**Problem details**
Copy out exactly the lines spanning the line with "Give me the matplotlib source for this chart." to the line with "from matplotlib.transforms import", inclusive, from the data underneath, with no pictures.

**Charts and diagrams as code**

——————

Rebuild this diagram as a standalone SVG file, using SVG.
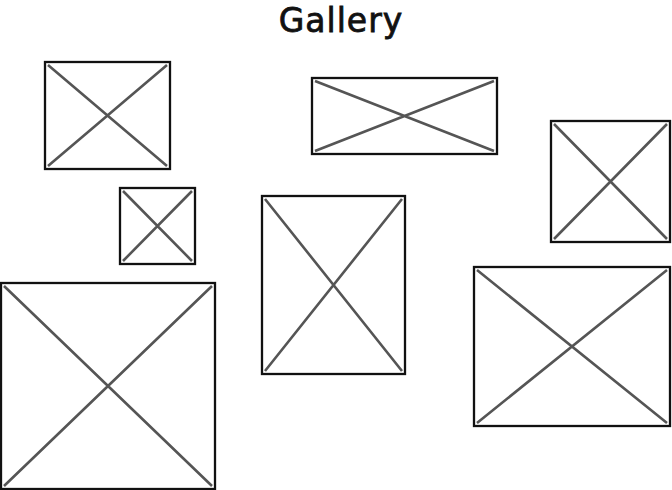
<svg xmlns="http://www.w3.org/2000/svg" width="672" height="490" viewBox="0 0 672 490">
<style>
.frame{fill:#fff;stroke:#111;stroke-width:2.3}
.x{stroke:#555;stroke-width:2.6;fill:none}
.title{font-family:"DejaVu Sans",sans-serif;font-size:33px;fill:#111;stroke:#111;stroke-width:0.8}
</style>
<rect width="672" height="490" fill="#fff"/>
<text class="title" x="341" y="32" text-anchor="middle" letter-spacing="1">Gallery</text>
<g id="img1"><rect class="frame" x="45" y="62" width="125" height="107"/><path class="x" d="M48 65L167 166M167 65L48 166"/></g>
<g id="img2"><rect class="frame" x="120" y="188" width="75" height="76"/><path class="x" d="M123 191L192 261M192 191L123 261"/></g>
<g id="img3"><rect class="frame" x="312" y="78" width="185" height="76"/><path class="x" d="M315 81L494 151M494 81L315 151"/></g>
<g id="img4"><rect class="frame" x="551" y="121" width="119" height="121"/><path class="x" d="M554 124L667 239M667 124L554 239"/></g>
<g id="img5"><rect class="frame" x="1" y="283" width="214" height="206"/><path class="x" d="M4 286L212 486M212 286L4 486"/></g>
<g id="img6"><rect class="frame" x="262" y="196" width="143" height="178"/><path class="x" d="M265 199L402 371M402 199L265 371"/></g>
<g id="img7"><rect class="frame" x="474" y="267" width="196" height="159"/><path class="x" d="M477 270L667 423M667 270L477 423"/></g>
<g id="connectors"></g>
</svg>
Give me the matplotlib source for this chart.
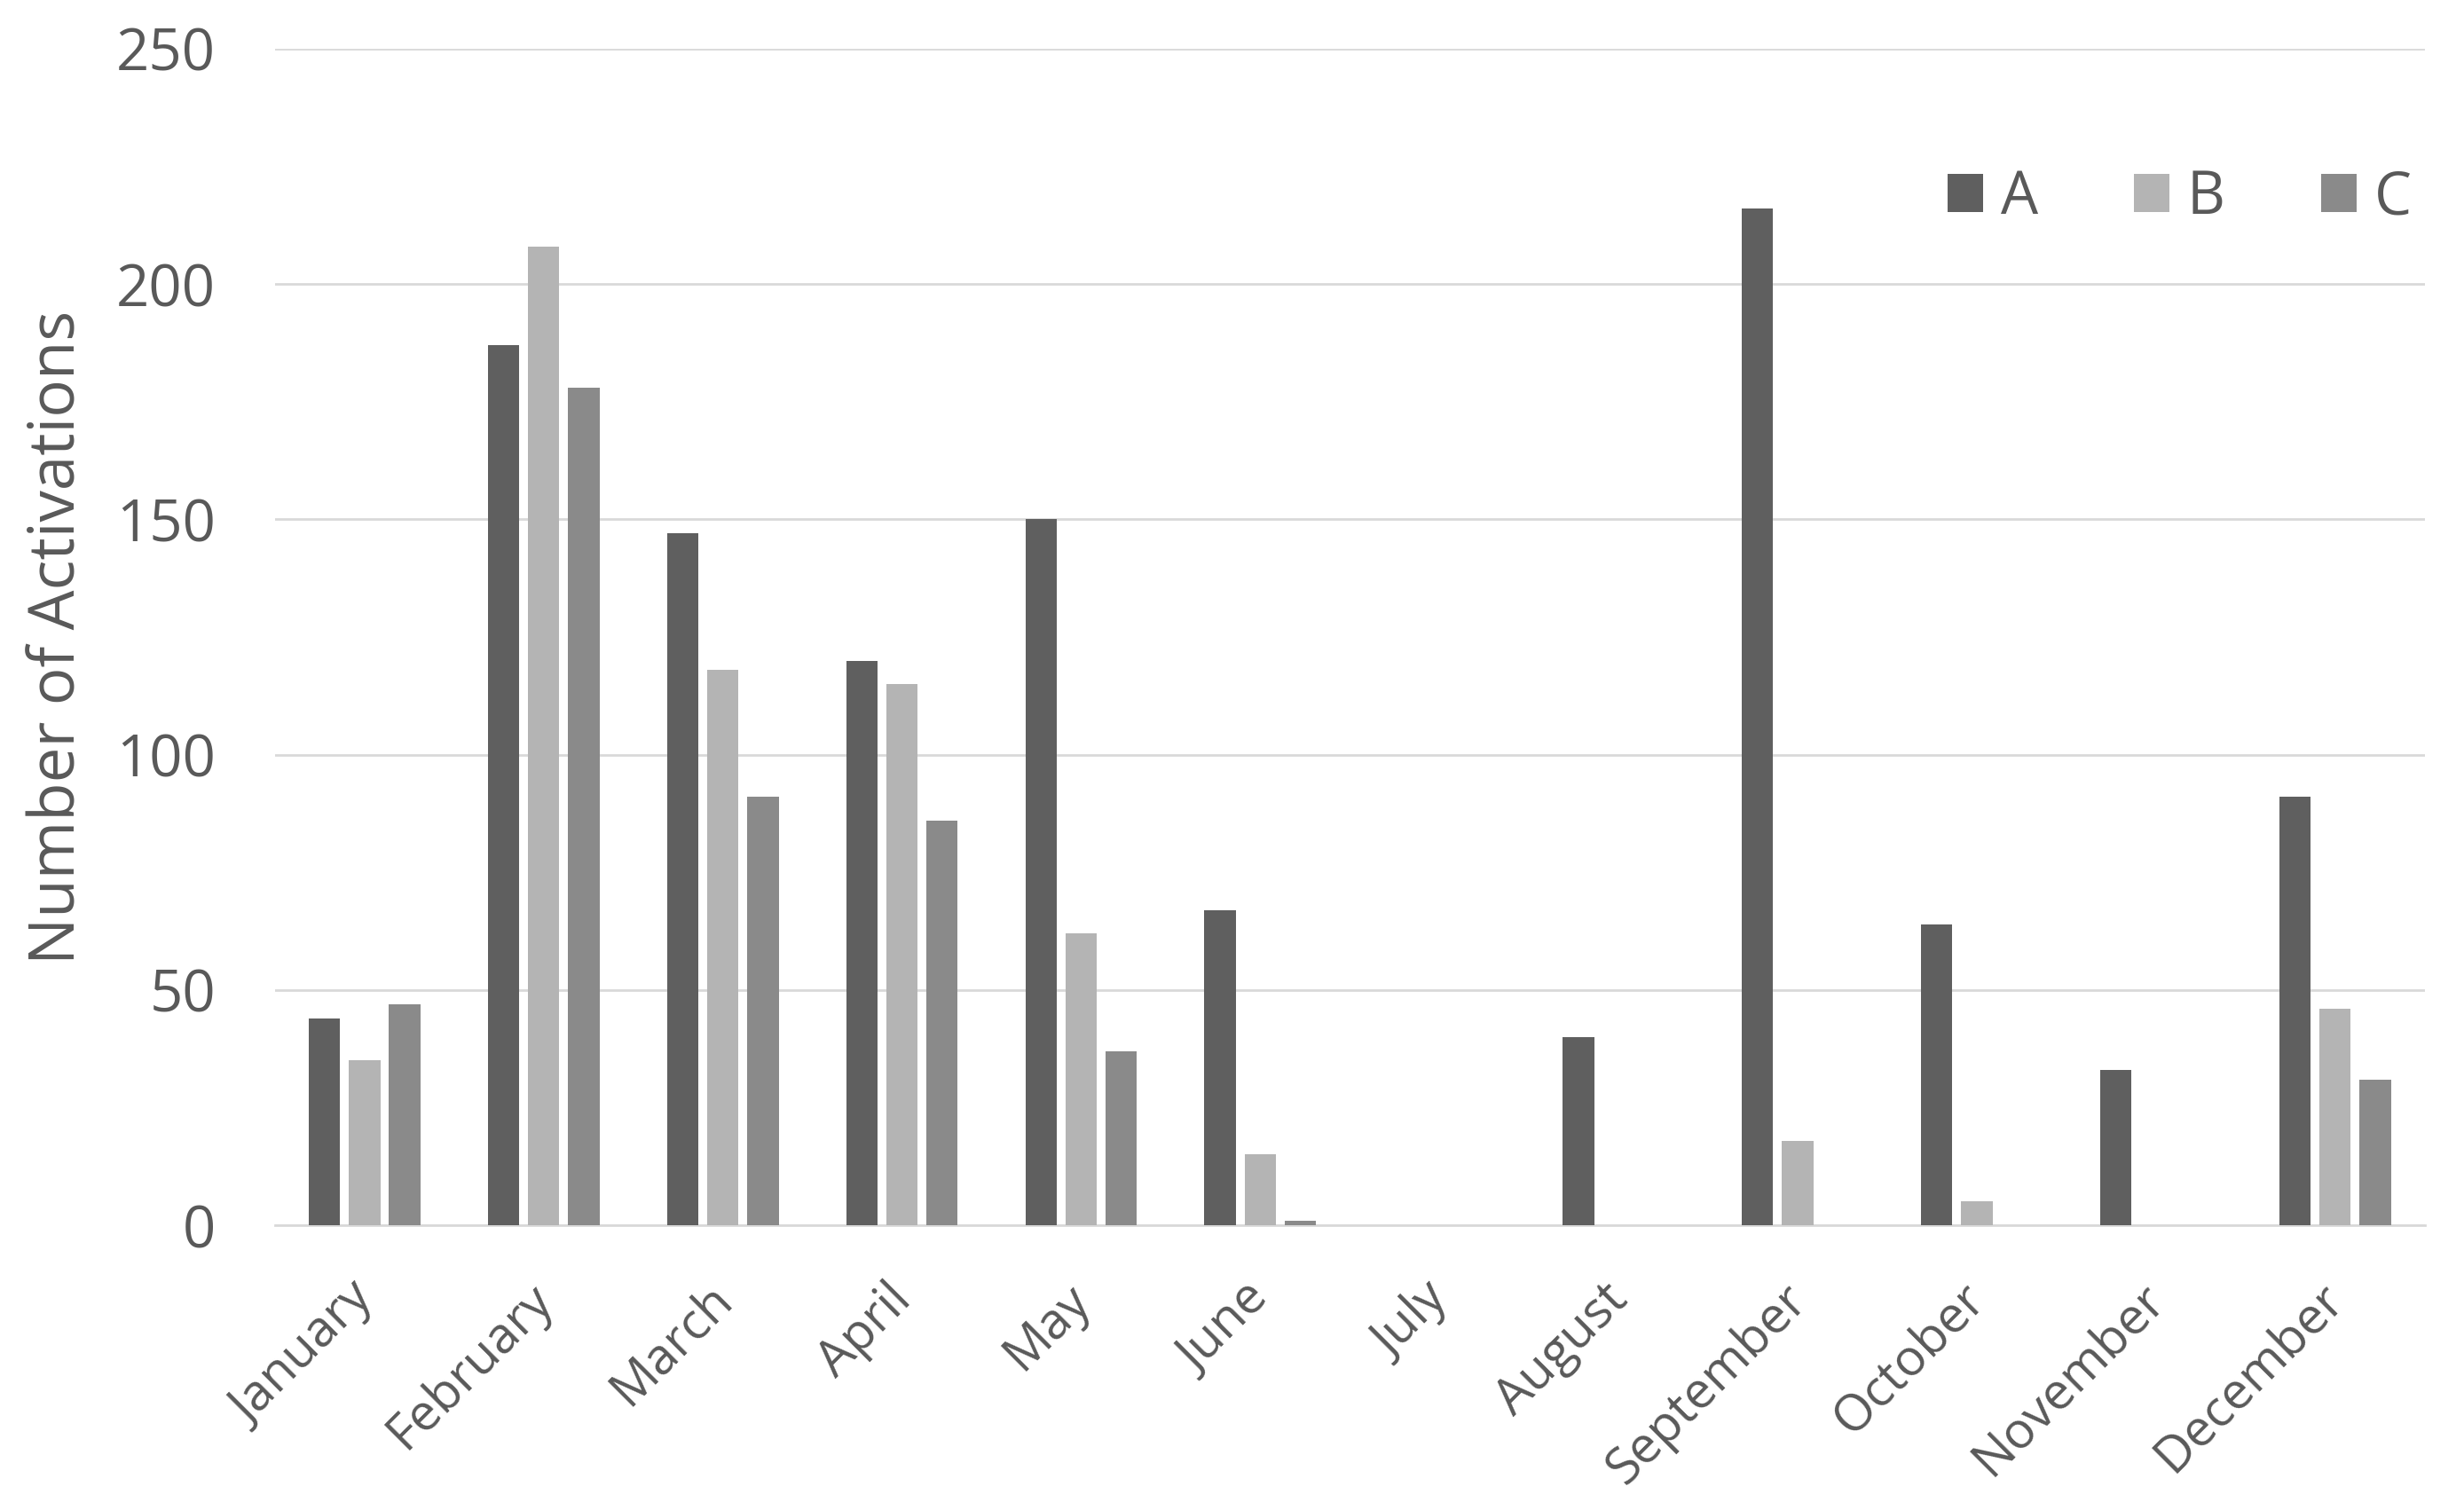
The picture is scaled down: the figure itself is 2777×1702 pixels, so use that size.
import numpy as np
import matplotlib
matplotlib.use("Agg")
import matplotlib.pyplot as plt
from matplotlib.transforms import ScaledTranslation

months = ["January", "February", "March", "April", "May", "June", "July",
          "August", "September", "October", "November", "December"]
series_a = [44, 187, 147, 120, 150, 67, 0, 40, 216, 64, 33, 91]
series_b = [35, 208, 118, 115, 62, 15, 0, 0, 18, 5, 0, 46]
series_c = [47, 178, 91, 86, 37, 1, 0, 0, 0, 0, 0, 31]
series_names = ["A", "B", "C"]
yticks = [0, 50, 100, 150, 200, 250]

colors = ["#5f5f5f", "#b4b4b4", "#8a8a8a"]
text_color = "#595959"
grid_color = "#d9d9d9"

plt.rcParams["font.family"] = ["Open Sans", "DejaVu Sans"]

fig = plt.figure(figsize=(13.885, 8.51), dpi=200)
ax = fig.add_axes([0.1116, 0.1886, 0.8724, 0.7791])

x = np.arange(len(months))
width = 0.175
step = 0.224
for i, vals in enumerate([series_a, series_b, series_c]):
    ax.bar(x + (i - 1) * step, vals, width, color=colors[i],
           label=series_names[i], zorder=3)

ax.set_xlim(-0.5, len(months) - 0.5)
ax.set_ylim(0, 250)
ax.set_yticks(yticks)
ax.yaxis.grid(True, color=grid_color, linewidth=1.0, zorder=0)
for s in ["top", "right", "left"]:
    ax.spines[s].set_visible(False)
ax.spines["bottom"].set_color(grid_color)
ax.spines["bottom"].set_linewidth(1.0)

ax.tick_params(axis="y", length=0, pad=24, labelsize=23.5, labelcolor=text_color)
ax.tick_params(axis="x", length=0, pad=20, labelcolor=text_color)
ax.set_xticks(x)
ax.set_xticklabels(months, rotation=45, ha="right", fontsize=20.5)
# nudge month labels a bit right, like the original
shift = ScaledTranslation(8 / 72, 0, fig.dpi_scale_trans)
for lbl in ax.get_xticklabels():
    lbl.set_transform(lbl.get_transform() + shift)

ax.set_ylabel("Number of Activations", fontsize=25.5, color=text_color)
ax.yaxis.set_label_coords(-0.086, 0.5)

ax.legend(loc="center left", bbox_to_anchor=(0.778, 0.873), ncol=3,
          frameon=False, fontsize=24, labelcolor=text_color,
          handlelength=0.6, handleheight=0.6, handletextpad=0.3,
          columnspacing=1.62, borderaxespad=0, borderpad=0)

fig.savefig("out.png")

——————

**Output**
Give me the matplotlib source for this chart.
The picture is scaled down: the figure itself is 2777×1702 pixels, so use that size.
import numpy as np
import matplotlib
matplotlib.use("Agg")
import matplotlib.pyplot as plt
from matplotlib.transforms import ScaledTranslation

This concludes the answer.